1) Auto-formatting 2) Integrated Unit Test runner - not great, but still better than the built-in VS one 3) Go to Implementation - takes you to straight to the actual class implementation(s) of the interface member you clicked on 4) Auto-disassembly when you hit "Go To Declaration" on a referenced DLL

Only automated refactoring I use is the built-in VS stuff for renaming identifiers. I have no idea why you'd alternate between fields and properties - most people just use properties unless it's a private member. Auto-implementing a constructor is A) something VS can already do out-of-the-box (snippets) and B) not really necessary a lot of the time since there's object initializers now. And I have no idea what you mean about "readonly detection" since 'readonly' is a first-class keyword.

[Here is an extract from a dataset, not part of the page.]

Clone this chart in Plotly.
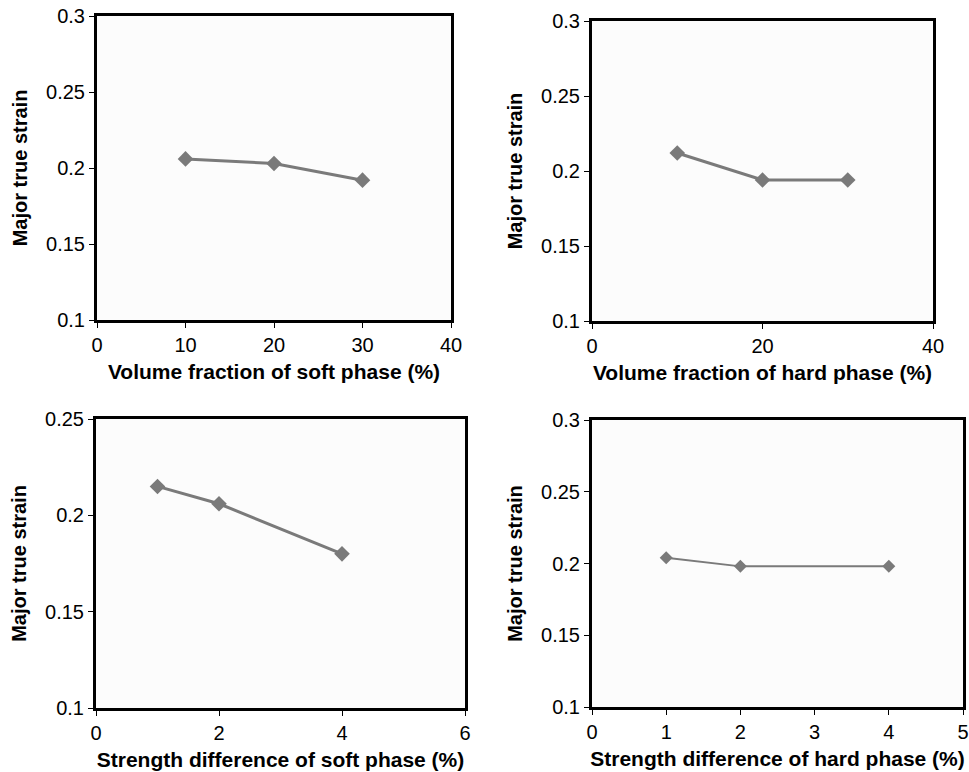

> It's just boring repetitive rubbish that the language has delegated onto the programmer rather than simply improve the syntax.

You realize it's a living language, right? There was admittedly a lot of boilerplate in older versions due to strong Java influence. But C# has had type inference (i.e. 'var' keyword), anonymous types, lambdas, auto-implemented properties, and extension methods since C# 3 was released in 2007. C# 4 (2010) added co- and contravariance for generics, late binding, and optional & named parameters. In 2012 they added async/await with C# 5.

And now C# 6 has static type import, lambda-bodied methods, inline null-check operator, first-class string interpolation, and a bunch of property enhancements that remove even more boilerplate.

I'm dying to know what else you would add to the language.